In some rudimentary benchmarks my Rust service takes about 100ms longer on average than its Node counterpart to complete the same request. I have a hunch that my biggest problem is awaiting the response executed by the Hyper client, which presumably buffers the entire response before returning it, but I'm at a loss for what to do given that I need to modify my response headers.

Would love any guidance on how to improve what's here, even if it's just idiomatic improvements.

Standard question: have you enabled optimizations by building with the --release flag?

The Body object is an abstraction over a stream, so if you're just passing it through, it should nicely stream the response with minimal buffering.

Yep, release is enabled.

What is the full type of response.body()? The docs say:

The body component is generic, enabling arbitrary types to represent the HTTP body. For example, the body could be Vec<u8> , a Stream of byte chunks, or a value that has been deserialized.

and I'm wondering whether client.request(req) reads everything into a Vec<u8>.

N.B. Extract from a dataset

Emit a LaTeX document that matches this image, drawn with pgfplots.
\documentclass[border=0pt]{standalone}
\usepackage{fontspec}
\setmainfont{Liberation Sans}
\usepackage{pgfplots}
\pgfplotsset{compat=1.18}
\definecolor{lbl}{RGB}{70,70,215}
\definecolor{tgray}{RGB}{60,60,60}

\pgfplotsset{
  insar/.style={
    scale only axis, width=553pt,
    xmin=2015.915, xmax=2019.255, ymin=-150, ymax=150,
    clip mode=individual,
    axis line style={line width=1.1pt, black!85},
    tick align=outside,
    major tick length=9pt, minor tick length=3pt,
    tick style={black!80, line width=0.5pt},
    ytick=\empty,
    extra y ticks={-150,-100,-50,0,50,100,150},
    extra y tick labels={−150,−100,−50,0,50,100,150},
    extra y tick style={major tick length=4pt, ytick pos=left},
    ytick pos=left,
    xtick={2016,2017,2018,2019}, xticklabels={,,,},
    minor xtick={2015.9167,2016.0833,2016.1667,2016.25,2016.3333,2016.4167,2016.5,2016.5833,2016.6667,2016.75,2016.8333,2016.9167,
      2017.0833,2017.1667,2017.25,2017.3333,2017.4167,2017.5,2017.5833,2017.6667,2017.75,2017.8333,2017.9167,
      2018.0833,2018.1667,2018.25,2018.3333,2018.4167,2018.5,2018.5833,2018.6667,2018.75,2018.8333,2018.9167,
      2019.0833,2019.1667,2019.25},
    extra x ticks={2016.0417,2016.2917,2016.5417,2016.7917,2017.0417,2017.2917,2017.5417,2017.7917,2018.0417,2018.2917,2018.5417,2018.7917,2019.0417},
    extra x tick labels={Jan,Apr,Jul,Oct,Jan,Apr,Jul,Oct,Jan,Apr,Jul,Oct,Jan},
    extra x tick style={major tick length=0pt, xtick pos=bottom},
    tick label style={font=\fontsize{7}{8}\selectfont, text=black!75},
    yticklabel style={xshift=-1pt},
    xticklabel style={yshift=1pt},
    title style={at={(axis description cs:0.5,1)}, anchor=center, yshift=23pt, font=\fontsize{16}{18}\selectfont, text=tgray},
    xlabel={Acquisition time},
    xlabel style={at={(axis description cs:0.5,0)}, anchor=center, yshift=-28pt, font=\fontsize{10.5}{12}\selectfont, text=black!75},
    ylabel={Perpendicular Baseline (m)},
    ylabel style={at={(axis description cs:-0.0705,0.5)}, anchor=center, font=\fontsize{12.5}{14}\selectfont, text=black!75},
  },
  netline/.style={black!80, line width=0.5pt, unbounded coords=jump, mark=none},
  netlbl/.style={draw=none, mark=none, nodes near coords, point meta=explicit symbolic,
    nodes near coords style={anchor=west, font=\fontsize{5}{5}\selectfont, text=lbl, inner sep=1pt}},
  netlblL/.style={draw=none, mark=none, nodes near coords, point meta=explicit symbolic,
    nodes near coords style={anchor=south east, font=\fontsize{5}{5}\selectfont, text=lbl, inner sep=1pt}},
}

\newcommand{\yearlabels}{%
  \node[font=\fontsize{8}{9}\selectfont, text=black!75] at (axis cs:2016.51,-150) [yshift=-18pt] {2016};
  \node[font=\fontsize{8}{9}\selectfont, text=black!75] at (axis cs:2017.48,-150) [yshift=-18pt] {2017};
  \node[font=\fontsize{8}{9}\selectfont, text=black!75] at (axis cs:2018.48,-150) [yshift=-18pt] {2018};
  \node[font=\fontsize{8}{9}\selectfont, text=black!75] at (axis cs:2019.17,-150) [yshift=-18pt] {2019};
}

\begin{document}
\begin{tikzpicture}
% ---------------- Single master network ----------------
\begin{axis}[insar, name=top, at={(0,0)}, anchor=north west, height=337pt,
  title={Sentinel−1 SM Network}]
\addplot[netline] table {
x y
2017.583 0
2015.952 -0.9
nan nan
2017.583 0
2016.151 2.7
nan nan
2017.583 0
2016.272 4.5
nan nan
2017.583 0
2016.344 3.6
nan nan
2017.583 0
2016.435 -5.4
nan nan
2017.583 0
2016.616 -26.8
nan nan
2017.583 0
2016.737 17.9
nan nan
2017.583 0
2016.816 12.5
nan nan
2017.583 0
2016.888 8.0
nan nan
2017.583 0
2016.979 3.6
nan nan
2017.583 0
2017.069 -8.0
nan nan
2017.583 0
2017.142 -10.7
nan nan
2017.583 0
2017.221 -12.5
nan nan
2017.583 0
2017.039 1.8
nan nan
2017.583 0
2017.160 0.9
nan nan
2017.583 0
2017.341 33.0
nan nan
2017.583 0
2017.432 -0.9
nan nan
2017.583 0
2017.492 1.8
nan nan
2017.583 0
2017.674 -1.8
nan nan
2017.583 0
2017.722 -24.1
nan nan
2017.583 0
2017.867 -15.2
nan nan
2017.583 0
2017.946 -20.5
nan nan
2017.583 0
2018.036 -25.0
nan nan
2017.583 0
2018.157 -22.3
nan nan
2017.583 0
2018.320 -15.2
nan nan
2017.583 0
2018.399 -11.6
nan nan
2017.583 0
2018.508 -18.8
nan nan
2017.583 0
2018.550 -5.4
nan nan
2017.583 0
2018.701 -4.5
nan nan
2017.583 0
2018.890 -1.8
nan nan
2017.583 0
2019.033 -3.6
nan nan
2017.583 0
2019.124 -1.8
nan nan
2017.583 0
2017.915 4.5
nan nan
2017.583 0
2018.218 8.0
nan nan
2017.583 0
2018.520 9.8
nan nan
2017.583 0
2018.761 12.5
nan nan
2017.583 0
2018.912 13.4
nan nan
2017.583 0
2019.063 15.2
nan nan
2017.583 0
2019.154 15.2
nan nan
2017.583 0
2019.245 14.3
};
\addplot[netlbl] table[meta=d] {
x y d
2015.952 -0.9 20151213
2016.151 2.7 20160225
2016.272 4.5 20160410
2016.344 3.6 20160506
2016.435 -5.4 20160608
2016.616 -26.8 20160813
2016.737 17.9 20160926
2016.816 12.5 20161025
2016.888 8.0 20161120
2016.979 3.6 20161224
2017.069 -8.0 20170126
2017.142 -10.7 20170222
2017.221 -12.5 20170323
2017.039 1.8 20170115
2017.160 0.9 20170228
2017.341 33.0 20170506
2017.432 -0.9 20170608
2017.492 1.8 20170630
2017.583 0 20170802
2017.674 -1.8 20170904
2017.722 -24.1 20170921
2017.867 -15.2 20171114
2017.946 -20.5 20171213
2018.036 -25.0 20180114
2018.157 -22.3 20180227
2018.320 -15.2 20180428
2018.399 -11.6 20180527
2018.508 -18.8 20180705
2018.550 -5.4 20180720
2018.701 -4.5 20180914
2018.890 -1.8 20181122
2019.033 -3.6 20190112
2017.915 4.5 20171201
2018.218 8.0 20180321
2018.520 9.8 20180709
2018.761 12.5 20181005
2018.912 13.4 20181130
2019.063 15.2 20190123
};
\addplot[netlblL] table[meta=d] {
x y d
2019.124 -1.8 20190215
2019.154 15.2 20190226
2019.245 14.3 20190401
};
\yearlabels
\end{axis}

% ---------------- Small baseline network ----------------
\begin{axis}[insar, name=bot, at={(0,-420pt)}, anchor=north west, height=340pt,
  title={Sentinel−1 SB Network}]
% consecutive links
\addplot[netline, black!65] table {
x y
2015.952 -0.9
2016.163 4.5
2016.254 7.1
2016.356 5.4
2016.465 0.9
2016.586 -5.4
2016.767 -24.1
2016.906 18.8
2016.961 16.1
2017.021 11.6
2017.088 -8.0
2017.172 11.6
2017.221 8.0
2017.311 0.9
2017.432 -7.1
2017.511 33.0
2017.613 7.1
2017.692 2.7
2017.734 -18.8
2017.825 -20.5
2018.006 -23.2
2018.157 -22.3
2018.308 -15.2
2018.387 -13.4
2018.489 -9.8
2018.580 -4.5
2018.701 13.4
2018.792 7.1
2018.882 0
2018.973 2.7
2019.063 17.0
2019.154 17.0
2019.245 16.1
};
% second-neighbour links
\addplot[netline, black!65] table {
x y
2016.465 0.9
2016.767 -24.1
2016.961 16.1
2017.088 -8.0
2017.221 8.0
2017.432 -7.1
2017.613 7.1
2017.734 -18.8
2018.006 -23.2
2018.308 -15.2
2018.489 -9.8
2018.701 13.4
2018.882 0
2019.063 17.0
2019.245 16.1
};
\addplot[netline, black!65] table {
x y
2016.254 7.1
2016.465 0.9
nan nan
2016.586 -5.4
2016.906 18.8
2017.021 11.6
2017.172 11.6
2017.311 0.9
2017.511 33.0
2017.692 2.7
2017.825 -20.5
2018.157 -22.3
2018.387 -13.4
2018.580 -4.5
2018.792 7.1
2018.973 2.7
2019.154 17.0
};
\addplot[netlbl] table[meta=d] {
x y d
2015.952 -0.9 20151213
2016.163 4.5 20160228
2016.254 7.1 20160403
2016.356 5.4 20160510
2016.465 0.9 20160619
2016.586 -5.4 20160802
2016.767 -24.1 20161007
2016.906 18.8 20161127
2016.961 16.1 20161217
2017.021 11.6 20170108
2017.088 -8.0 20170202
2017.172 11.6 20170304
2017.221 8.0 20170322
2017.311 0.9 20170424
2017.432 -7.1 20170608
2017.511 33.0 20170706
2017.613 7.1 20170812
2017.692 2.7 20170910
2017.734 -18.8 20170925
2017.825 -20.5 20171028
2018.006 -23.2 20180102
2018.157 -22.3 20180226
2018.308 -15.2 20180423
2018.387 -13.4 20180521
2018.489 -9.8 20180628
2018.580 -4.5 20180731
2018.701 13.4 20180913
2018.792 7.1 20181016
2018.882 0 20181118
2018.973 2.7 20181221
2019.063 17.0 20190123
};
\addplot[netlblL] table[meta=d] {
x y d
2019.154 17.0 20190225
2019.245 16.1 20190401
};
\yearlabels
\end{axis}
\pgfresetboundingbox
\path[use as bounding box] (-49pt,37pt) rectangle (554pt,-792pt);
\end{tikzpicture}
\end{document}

Blockquote What is the full type of response.body() ?

I'm not sure. This is a gateway/proxy so I don't know the type ahead of time.

I meant the Rust type, not content/mime type. To check whether it's Vec<u8> and therefore the request's body is read fully into memory before sending it back or it's a stream in which case it'd work the way @kornel described.

I believe it's a stream of bytes? response.body() just returns a &Body, but as far as I can tell it's a stream.

A Body is indeed a stream of bytes.

For debugging concurrency stuff like this I'd recommend using tracing and tracing_futures to instrument your code and see what the biggest bottleneck is.

Then if I can't figure it out from that, I'll hook up tracing with Jaeger to visualize requests.